Despite more people in the rental market, the pressure on landlords has never been greater. Mortgage relief and Capital Gains tax cuts, an increase in Stamp Duty and a stricter buy-to-let mortgage affordability criterion means there will now be less investment in rental properties, pushing up demand and costs.

It’s evident workers are falling into a downward spiral with escalating housing costs, less disposable income to save, a period of employment uncertainty and meagre Government benefits to fall back on. Even the much-lauded Living Wage has left many workers essentially worse off. In order for employers to fund their higher wage bills, they’ve cut perks such as free meals and overtime payments and introduced shorter working days.

Who’s there to pick up the pieces if redundancy does happen?  No one. This is my raison d’être for this piece; lenders must stop ignoring these issues and offer a practical solution.

Why do mortgage providers still fail to ask how payments will continue to be made if an income is interrupted when undertaking their Mortgage Market Reviews and run a mile at the thought of a solution? An interest rate rise and outgoings are not the only things that should be included.

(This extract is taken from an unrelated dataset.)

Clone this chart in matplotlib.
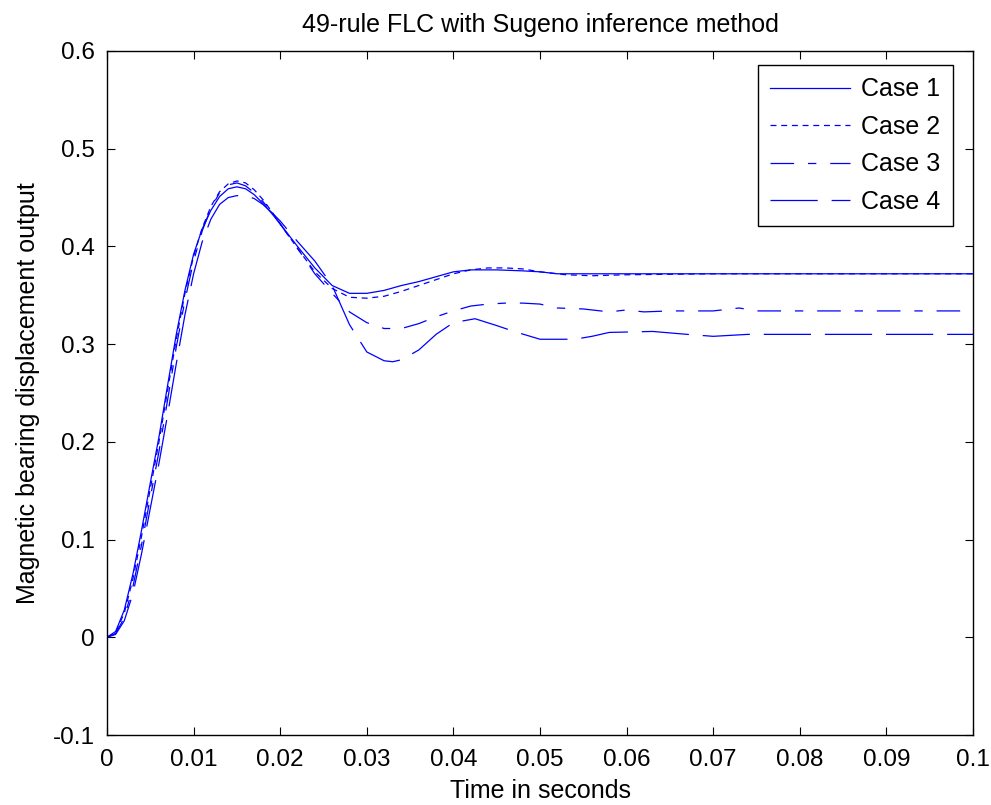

The impact of Brexit is at the top of most businesses’ agendas and as a result, employees, no matter what sector they work in, are becoming increasingly uncertain about their future.  If ‘forward-thinking’ lenders do finally get around to offering short-term income protection, I fear it may be too later as nearly every sector could be construed as ‘at risk’, excluding workers from the cover they need.

I’m hopeful the EU referendum will kick-start lenders into looking at how they can proactively calm the nerves of customers worried about their future job prospects. This general ‘malaise’ cannot continue.